The result was a supercomputer that ran significantly faster than the IBM Regatta machine at the UK's national supercomputing centre in Daresbury – then the fastest machine in the UK - and yet was significantly cheaper.
“There was a big difference in price performance,” he said.
Calleja also changed the computing centre’s business model – transforming it from a free service funded centrally by Cambridge university to a commercial service, open to both academics and businesses.
The shift to a commercial service has meant investing heavily in improving the support and service levels the department offered to businesses and academics.
“University service departments are not known for good service, so we changed the way our staff work and had a heavy focus on customer service, being nice to our customers and making them feel comfortable,” he said.
- The Cambridge HPC service operates as a pay-per-use service.
- The university uses Moab, a management tool from Adaptive, to manage the work load and manage billing.
- The Moab software allows the service to manage computing jobs from 800 users in 30 departments, with utilisation levels of 87%.
Cambridge still runs a free service for academics, with a lower quality of service, and caps on usage, alongside its paid service.
Commercial realities hone efficiency
But as service levels have improved, the balance has shifted from 10% paid work, to 80% paid work.
“There is an advantage to the university because we are self-sustaining and, in my opinion, charging encourages efficiency of usage,” said Calleja.
“But it also makes us efficient because we have to compete for services.”
Moving to a commodity Intel infrastructure has opened up supercomputing in Cambridge to a much wider cross section of researchers.
“Many academics already have their own small Intel clusters, or are doing calculations on their own Intel workstation,” Calleja said.
“So its very easy for these guys to migrate to a supercomputer cluster."
Academic and business applications
This accessibility has contributed to a ten-fold increase in the use of supercomputer services at the Cambridge centre over the past ten years.

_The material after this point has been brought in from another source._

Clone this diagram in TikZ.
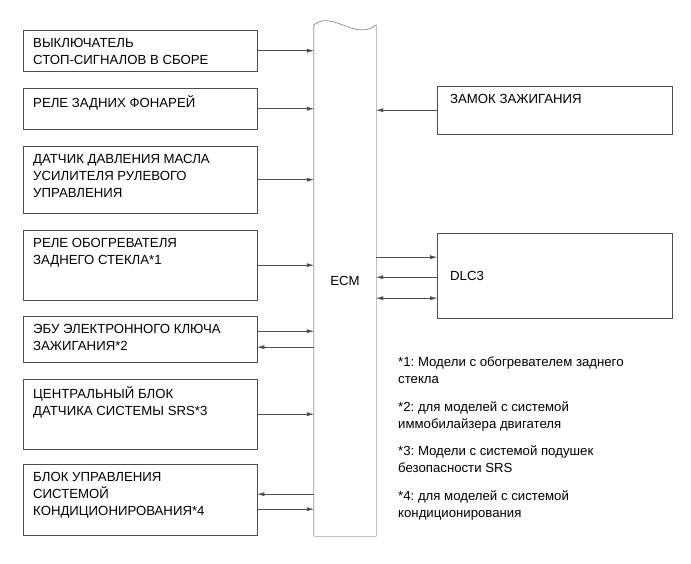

At the same time the university has benefited from a three-fold increase in its output of peer-reviewed papers on high-performance computing, with 370 peer reviewed articles published over the last four years.
Research teams are using the high-performance computer to make breakthroughs in materials modelling, using quantum mechanics.
And the service is helping astronomers investigate the origins of the universe, analysing the background microwave radiation that permeates space.
Commercially, Cambridge has worked with the Lotus Formula 1 team to model the aerodynamics of racing cars; and with a small graphics arts company, to render the special effects in the latest Planet of the Apes movie.
More commercial work is expected to follow, as Cambridge prepares to merge its supercomputing centre with Imperial College’s HPC centre.
The combined HPC service, dubbed Core, will share hardware, capital resources and systems staff.
“The idea is we can form a bigger critical mass of resources and, because we have a bigger critical mass, we will be able to better turn those resources to industry,” said Calleja.
At a time when university funding is being cut back, that could be an astute move.